■ YOUR GOAL:
Copy out the listing in full, exactly as written, but not its pictures.

■ DATA PROVIDED:
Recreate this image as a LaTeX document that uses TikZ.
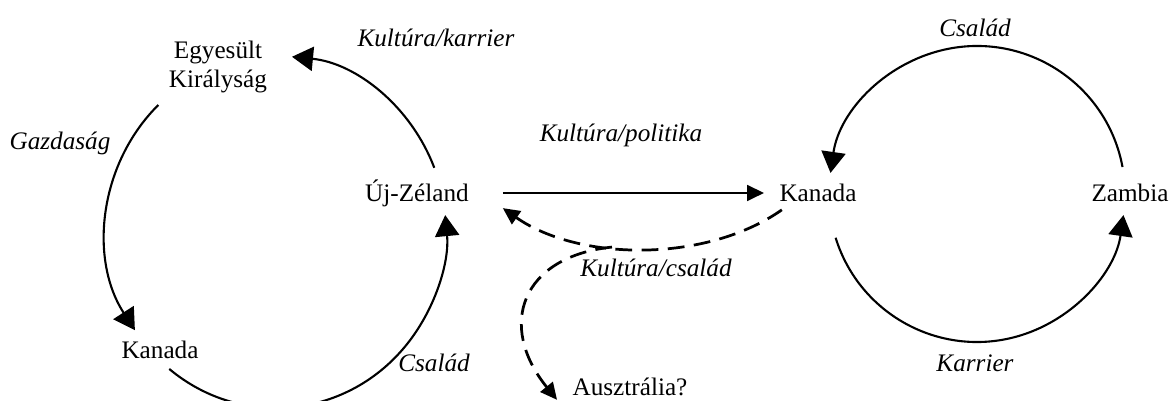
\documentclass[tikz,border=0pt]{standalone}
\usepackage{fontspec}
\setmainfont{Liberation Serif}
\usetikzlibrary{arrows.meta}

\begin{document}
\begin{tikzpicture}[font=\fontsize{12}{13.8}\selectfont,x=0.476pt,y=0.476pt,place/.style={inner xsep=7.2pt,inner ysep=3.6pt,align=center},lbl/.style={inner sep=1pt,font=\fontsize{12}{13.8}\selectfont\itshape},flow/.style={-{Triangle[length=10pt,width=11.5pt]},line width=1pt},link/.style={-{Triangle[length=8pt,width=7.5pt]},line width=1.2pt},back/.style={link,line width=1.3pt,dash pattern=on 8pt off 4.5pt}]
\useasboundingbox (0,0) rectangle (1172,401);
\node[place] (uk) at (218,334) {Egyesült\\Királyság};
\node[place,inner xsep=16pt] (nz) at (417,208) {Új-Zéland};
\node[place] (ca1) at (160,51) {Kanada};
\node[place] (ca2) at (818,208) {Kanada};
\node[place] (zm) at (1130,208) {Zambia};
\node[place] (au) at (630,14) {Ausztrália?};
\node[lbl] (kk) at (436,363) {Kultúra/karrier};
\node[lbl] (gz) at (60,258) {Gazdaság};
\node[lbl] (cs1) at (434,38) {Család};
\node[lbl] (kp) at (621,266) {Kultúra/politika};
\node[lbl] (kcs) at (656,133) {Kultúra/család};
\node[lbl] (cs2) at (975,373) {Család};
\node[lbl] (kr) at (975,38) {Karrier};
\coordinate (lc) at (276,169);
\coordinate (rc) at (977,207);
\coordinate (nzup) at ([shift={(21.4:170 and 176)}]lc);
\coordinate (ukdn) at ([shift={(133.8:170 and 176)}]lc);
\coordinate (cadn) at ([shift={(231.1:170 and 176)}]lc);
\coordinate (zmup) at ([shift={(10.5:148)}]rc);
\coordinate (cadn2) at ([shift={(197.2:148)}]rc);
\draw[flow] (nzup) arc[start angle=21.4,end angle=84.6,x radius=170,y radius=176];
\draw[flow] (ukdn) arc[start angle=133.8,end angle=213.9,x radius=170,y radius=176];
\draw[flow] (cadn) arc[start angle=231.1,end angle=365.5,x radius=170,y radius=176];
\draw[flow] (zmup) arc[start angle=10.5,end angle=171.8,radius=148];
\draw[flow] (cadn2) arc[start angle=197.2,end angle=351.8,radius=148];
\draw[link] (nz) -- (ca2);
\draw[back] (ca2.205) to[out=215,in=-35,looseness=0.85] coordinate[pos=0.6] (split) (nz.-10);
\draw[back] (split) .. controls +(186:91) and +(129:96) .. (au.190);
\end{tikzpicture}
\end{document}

■ RESULT OF THE EXERCISE:
Recreate this image as a LaTeX document that uses TikZ.
\documentclass[tikz,border=0pt]{standalone}
\usepackage{fontspec}
\setmainfont{Liberation Serif}
\usetikzlibrary{arrows.meta}

\begin{document}
\begin{tikzpicture}[font=\fontsize{12}{13.8}\selectfont,x=0.476pt,y=0.476pt,place/.style={inner xsep=7.2pt,inner ysep=3.6pt,align=center},lbl/.style={inner sep=1pt,font=\fontsize{12}{13.8}\selectfont\itshape},flow/.style={-{Triangle[length=10pt,width=11.5pt]},line width=1pt},link/.style={-{Triangle[length=8pt,width=7.5pt]},line width=1.2pt},back/.style={link,line width=1.3pt,dash pattern=on 8pt off 4.5pt}]
\useasboundingbox (0,0) rectangle (1172,401);
\node[place] (uk) at (218,334) {Egyesült\\Királyság};
\node[place,inner xsep=16pt] (nz) at (417,208) {Új-Zéland};
\node[place] (ca1) at (160,51) {Kanada};
\node[place] (ca2) at (818,208) {Kanada};
\node[place] (zm) at (1130,208) {Zambia};
\node[place] (au) at (630,14) {Ausztrália?};
\node[lbl] (kk) at (436,363) {Kultúra/karrier};
\node[lbl] (gz) at (60,258) {Gazdaság};
\node[lbl] (cs1) at (434,38) {Család};
\node[lbl] (kp) at (621,266) {Kultúra/politika};
\node[lbl] (kcs) at (656,133) {Kultúra/család};
\node[lbl] (cs2) at (975,373) {Család};
\node[lbl] (kr) at (975,38) {Karrier};
\coordinate (lc) at (276,169);
\coordinate (rc) at (977,207);
\coordinate (nzup) at ([shift={(21.4:170 and 176)}]lc);
\coordinate (ukdn) at ([shift={(133.8:170 and 176)}]lc);
\coordinate (cadn) at ([shift={(231.1:170 and 176)}]lc);
\coordinate (zmup) at ([shift={(10.5:148)}]rc);
\coordinate (cadn2) at ([shift={(197.2:148)}]rc);
\draw[flow] (nzup) arc[start angle=21.4,end angle=84.6,x radius=170,y radius=176];
\draw[flow] (ukdn) arc[start angle=133.8,end angle=213.9,x radius=170,y radius=176];
\draw[flow] (cadn) arc[start angle=231.1,end angle=365.5,x radius=170,y radius=176];
\draw[flow] (zmup) arc[start angle=10.5,end angle=171.8,radius=148];
\draw[flow] (cadn2) arc[start angle=197.2,end angle=351.8,radius=148];
\draw[link] (nz) -- (ca2);
\draw[back] (ca2.205) to[out=215,in=-35,looseness=0.85] coordinate[pos=0.6] (split) (nz.-10);
\draw[back] (split) .. controls +(186:91) and +(129:96) .. (au.190);
\end{tikzpicture}
\end{document}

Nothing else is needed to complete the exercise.